*Stated goal:* Transcribe only the lines of the listing below from the one holding "Recreate this image" through the one holding "const innerW = W", inclusive, without any change.

───── Input

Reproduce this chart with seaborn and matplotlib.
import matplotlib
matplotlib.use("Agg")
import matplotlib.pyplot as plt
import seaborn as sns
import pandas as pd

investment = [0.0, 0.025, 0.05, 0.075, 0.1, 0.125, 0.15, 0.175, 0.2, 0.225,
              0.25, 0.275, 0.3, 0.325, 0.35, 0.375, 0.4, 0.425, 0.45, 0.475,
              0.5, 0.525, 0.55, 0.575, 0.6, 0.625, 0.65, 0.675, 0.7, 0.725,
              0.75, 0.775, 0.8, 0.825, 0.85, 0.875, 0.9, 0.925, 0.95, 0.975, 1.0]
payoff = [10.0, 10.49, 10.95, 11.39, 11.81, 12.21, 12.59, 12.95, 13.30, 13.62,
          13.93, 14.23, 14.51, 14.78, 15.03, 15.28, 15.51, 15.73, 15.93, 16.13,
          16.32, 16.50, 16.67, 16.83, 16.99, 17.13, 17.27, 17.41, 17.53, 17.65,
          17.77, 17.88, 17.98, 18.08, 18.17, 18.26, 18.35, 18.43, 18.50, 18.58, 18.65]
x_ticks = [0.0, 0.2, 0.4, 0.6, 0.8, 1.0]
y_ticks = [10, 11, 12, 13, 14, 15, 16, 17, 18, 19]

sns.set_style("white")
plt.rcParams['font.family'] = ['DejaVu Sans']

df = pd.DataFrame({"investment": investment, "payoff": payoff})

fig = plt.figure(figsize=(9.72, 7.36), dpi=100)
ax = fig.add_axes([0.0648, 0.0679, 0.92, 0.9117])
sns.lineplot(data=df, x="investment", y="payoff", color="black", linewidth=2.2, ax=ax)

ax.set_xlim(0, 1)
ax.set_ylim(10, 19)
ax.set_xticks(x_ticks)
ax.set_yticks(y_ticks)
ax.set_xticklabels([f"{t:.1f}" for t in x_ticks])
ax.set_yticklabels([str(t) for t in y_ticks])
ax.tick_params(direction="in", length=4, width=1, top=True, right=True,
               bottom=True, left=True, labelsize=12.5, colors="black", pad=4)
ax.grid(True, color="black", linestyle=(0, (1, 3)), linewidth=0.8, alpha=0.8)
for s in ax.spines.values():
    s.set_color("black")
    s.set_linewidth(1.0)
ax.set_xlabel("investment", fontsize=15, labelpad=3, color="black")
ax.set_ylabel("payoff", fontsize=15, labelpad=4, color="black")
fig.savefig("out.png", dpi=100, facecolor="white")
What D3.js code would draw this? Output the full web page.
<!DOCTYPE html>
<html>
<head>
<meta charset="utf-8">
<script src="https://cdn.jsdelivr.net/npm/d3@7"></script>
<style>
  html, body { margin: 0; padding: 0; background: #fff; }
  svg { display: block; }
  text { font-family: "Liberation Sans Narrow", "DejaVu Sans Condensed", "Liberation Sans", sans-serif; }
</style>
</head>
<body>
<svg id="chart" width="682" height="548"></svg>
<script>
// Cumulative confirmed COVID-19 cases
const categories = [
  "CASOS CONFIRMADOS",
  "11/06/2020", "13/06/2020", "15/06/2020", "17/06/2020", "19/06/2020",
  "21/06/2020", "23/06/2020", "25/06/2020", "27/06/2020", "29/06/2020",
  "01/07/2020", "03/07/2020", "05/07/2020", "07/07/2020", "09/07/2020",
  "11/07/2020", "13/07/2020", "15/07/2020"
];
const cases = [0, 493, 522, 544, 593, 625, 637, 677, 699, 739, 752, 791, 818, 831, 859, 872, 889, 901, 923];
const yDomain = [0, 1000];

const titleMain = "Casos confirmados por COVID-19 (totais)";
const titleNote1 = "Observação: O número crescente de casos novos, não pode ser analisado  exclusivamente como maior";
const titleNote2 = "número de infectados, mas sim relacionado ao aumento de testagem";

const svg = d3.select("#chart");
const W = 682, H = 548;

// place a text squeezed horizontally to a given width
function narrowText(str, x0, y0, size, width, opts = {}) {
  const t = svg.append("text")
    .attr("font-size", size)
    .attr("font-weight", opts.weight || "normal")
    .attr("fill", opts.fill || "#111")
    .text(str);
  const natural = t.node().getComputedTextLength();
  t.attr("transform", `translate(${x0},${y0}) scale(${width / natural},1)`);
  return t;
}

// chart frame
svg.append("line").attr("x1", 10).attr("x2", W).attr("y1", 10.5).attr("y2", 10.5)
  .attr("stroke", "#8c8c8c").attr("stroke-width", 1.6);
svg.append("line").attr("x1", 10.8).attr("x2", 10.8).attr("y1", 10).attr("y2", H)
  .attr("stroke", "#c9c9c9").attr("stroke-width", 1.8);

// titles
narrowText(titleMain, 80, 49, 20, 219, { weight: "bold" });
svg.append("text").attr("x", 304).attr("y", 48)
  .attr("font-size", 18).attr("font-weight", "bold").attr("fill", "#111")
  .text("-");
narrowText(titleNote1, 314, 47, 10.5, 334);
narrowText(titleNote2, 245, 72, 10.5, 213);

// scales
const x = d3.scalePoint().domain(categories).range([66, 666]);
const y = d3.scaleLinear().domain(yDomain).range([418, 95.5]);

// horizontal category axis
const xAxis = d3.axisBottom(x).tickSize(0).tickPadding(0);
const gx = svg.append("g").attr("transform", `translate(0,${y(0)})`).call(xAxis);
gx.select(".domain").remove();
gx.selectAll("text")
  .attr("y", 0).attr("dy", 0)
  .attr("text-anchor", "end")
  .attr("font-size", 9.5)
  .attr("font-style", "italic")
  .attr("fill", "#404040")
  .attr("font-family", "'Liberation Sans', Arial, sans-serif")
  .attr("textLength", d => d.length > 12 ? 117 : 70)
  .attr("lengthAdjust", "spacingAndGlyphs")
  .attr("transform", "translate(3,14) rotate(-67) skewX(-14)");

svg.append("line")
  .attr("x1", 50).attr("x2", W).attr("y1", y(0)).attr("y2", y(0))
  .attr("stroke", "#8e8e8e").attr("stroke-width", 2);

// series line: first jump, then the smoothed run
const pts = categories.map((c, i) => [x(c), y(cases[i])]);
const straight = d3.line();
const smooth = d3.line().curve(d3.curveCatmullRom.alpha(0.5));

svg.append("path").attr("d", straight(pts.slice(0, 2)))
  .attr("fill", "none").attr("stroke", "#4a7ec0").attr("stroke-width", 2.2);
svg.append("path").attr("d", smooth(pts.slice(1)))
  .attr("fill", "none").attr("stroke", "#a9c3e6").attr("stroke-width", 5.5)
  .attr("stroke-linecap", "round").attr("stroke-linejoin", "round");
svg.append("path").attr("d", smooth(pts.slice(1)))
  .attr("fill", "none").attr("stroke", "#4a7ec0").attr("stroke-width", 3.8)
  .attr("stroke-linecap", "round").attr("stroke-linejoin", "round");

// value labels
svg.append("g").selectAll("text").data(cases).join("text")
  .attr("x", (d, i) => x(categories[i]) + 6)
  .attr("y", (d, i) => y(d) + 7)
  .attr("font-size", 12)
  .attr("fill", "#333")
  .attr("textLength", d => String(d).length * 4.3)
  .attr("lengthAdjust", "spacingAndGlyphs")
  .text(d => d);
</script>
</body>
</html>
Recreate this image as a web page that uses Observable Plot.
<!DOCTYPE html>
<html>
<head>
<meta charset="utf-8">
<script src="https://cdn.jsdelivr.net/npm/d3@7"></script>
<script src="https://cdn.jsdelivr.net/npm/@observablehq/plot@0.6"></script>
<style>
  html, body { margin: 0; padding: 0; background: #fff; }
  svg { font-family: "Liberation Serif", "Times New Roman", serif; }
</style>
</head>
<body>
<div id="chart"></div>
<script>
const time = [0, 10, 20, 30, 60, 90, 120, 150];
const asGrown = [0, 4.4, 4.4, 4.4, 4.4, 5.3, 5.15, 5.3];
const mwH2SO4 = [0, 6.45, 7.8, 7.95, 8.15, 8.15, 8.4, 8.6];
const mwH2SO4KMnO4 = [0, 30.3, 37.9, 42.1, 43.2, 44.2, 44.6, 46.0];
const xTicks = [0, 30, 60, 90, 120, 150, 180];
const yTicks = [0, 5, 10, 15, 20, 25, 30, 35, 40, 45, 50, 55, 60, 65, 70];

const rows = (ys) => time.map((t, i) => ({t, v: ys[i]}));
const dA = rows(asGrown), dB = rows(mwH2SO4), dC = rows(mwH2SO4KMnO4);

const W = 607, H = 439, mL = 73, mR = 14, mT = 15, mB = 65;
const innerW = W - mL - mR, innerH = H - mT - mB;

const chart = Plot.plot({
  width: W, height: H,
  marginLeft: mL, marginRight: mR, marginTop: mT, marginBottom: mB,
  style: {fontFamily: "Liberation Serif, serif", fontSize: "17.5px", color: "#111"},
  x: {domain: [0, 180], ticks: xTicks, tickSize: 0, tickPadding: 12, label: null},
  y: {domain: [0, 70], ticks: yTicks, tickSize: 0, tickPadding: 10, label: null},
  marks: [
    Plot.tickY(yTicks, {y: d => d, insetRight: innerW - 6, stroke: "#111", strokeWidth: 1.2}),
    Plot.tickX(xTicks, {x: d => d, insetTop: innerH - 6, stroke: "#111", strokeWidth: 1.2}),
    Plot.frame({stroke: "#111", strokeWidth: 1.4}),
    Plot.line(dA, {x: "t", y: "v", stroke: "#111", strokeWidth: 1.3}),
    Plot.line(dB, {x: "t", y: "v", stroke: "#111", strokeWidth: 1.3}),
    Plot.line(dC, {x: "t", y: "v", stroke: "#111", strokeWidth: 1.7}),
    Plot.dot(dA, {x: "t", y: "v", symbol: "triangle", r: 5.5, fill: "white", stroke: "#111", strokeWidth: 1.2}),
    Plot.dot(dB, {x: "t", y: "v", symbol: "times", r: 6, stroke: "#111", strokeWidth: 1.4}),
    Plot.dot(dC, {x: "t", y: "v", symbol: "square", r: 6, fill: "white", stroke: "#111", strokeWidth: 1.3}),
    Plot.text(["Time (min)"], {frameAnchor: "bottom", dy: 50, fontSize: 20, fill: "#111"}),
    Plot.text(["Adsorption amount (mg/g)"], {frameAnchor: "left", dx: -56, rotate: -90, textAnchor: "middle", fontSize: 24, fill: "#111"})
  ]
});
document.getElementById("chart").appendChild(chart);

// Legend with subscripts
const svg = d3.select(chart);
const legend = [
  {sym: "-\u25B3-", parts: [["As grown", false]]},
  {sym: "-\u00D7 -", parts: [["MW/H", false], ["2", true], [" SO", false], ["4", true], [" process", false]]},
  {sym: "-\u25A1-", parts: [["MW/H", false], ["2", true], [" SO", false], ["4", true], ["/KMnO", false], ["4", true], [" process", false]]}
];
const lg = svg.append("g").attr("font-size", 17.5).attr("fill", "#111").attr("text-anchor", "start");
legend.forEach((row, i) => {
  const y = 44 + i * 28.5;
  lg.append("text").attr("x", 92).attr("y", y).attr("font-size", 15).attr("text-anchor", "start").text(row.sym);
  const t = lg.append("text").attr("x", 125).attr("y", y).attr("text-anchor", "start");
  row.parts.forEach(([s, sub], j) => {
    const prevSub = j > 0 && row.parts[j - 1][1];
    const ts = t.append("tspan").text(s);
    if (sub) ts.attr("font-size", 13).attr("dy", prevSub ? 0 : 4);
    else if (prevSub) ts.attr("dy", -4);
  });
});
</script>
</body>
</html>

──────────

*Solution for this task:*
Recreate this image as a web page that uses Observable Plot.
<!DOCTYPE html>
<html>
<head>
<meta charset="utf-8">
<script src="https://cdn.jsdelivr.net/npm/d3@7"></script>
<script src="https://cdn.jsdelivr.net/npm/@observablehq/plot@0.6"></script>
<style>
  html, body { margin: 0; padding: 0; background: #fff; }
  svg { font-family: "Liberation Serif", "Times New Roman", serif; }
</style>
</head>
<body>
<div id="chart"></div>
<script>
const time = [0, 10, 20, 30, 60, 90, 120, 150];
const asGrown = [0, 4.4, 4.4, 4.4, 4.4, 5.3, 5.15, 5.3];
const mwH2SO4 = [0, 6.45, 7.8, 7.95, 8.15, 8.15, 8.4, 8.6];
const mwH2SO4KMnO4 = [0, 30.3, 37.9, 42.1, 43.2, 44.2, 44.6, 46.0];
const xTicks = [0, 30, 60, 90, 120, 150, 180];
const yTicks = [0, 5, 10, 15, 20, 25, 30, 35, 40, 45, 50, 55, 60, 65, 70];

const rows = (ys) => time.map((t, i) => ({t, v: ys[i]}));
const dA = rows(asGrown), dB = rows(mwH2SO4), dC = rows(mwH2SO4KMnO4);

const W = 607, H = 439, mL = 73, mR = 14, mT = 15, mB = 65;
const innerW = W - mL - mR, innerH = H - mT - mB;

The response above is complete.